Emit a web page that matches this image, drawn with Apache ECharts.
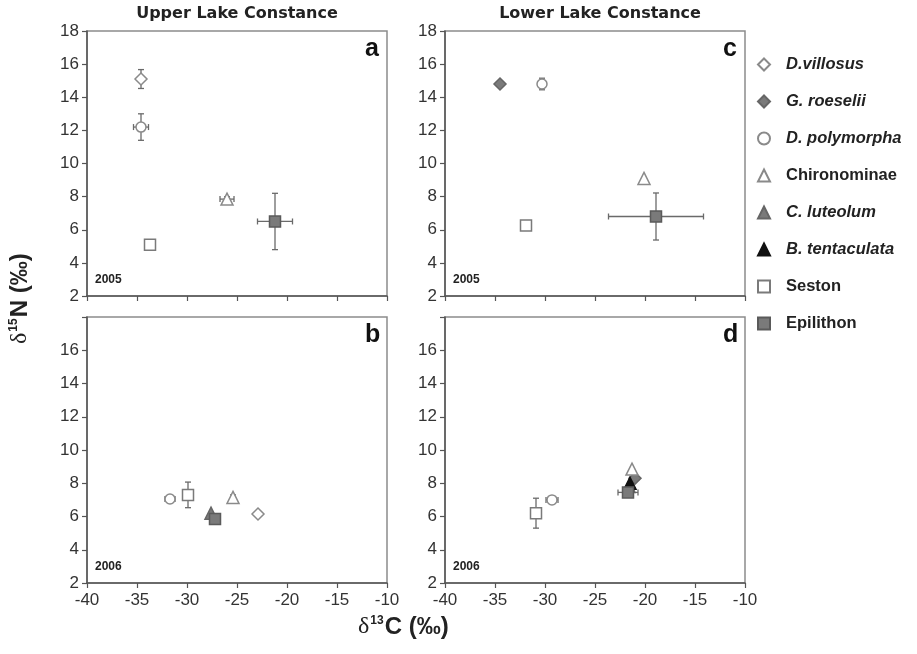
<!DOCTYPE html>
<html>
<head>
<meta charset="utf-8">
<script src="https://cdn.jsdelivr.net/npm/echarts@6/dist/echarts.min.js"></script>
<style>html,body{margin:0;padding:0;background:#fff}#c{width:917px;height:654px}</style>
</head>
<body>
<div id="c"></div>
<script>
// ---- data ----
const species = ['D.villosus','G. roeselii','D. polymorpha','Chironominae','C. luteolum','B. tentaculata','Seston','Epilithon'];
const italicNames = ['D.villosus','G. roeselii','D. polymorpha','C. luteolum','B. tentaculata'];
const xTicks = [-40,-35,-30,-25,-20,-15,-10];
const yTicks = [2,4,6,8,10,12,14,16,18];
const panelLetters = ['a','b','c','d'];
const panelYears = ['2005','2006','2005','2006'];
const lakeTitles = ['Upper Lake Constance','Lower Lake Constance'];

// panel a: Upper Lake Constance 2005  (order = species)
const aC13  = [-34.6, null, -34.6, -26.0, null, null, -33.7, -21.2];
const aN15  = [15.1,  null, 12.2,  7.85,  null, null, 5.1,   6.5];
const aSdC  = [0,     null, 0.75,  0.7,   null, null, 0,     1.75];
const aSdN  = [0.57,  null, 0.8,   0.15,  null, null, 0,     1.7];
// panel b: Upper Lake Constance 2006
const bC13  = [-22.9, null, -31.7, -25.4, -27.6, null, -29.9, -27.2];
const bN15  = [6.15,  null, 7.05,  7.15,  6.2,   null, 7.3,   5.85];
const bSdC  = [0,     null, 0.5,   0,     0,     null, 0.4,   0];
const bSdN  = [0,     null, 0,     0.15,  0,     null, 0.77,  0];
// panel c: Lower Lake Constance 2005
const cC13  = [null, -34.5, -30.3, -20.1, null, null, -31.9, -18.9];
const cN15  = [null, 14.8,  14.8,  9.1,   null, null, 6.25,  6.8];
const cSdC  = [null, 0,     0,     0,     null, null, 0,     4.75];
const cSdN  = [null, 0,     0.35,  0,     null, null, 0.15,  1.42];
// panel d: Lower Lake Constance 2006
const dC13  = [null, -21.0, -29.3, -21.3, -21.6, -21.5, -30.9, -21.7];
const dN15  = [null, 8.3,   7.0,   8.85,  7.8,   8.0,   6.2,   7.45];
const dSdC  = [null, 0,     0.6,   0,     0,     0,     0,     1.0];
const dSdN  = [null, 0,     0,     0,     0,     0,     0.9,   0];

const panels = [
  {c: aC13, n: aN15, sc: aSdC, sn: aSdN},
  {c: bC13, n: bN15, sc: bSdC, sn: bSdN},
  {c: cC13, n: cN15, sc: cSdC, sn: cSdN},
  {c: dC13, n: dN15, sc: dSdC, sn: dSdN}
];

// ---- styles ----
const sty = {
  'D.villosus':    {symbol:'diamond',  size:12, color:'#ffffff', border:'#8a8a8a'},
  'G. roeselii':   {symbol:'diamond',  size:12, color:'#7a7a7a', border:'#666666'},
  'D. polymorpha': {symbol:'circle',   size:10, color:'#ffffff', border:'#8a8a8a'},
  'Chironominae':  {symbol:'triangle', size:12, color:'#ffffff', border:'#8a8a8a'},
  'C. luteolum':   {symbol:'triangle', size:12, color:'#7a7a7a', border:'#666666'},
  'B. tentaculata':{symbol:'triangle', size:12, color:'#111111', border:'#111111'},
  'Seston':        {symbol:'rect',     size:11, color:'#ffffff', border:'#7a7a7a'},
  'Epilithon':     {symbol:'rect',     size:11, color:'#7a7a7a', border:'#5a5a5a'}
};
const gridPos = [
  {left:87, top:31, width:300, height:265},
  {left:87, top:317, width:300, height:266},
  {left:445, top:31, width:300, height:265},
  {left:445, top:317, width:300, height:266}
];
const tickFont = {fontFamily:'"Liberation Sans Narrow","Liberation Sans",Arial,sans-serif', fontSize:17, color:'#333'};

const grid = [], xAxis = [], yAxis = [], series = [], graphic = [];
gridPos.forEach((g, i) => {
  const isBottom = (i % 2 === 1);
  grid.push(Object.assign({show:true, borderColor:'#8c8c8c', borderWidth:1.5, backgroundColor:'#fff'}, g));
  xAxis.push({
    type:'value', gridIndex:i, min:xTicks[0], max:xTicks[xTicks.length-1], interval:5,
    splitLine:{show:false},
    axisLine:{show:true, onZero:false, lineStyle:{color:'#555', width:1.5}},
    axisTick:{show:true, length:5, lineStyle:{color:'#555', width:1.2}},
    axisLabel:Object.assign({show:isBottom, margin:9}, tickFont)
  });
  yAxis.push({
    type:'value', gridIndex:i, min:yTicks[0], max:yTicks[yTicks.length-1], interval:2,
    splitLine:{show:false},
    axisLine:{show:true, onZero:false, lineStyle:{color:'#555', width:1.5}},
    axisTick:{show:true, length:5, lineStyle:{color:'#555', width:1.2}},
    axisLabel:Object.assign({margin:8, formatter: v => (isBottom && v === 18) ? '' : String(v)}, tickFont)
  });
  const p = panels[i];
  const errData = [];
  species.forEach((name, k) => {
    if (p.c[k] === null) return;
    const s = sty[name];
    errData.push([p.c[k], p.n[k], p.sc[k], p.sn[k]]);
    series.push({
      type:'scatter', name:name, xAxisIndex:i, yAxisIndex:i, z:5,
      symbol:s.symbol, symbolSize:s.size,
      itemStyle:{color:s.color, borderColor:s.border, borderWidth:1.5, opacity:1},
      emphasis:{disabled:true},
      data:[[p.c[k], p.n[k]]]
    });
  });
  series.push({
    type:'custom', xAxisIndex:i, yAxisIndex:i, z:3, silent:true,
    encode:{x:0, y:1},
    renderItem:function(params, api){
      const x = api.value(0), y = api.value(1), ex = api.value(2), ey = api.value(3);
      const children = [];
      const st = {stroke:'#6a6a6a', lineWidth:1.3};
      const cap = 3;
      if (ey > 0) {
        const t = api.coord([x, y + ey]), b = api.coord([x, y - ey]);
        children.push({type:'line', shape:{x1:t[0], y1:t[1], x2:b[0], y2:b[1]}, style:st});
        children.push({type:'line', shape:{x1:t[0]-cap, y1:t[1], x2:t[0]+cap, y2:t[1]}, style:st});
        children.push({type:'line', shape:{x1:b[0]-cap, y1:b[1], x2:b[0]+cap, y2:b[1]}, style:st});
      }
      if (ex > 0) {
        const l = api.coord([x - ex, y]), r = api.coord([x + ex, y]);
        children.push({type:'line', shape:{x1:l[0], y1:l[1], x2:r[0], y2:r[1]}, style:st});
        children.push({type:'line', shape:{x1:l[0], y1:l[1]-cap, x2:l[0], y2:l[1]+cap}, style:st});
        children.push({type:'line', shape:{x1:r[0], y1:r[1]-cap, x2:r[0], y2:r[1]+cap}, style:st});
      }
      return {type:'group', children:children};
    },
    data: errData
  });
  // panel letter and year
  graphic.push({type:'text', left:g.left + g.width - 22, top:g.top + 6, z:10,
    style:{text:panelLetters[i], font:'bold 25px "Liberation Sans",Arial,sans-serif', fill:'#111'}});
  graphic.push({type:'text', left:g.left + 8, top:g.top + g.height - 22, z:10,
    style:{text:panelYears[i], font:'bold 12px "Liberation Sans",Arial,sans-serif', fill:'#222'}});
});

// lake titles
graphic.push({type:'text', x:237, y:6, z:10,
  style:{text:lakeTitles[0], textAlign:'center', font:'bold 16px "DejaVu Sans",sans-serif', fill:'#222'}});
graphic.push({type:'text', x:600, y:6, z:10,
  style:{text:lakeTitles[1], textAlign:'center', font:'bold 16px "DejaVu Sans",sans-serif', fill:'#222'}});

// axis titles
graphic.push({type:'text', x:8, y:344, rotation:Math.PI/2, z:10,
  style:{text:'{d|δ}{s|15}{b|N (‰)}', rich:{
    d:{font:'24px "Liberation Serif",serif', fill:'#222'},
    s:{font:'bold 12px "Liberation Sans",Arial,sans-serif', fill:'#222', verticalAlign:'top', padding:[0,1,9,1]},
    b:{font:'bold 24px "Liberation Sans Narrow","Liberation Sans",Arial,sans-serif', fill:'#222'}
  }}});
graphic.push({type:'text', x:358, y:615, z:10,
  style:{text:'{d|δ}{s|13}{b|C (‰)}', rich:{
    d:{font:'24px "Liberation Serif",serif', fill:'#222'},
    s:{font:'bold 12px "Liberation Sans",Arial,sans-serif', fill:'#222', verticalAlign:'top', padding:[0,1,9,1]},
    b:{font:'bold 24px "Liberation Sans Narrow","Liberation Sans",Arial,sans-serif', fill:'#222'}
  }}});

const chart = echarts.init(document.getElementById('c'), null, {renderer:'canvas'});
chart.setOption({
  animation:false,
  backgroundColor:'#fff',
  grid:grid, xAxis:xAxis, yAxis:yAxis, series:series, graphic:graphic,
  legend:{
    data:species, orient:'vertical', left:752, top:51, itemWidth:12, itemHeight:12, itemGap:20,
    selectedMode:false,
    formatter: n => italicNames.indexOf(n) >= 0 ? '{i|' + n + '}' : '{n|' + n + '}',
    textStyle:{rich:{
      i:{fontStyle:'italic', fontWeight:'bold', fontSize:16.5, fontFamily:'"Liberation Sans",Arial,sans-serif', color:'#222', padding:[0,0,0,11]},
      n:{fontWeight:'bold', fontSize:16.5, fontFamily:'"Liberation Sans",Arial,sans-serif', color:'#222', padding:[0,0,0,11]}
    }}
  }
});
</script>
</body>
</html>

======

STATED TASK
Restate only the lines running from the start of the material above through the line containing "const lakeTitles = ['Upper", ends included. No pictures.

SOLUTION TO THE EXERCISE
Emit a web page that matches this image, drawn with Apache ECharts.
<!DOCTYPE html>
<html>
<head>
<meta charset="utf-8">
<script src="https://cdn.jsdelivr.net/npm/echarts@6/dist/echarts.min.js"></script>
<style>html,body{margin:0;padding:0;background:#fff}#c{width:917px;height:654px}</style>
</head>
<body>
<div id="c"></div>
<script>
// ---- data ----
const species = ['D.villosus','G. roeselii','D. polymorpha','Chironominae','C. luteolum','B. tentaculata','Seston','Epilithon'];
const italicNames = ['D.villosus','G. roeselii','D. polymorpha','C. luteolum','B. tentaculata'];
const xTicks = [-40,-35,-30,-25,-20,-15,-10];
const yTicks = [2,4,6,8,10,12,14,16,18];
const panelLetters = ['a','b','c','d'];
const panelYears = ['2005','2006','2005','2006'];
const lakeTitles = ['Upper Lake Constance','Lower Lake Constance'];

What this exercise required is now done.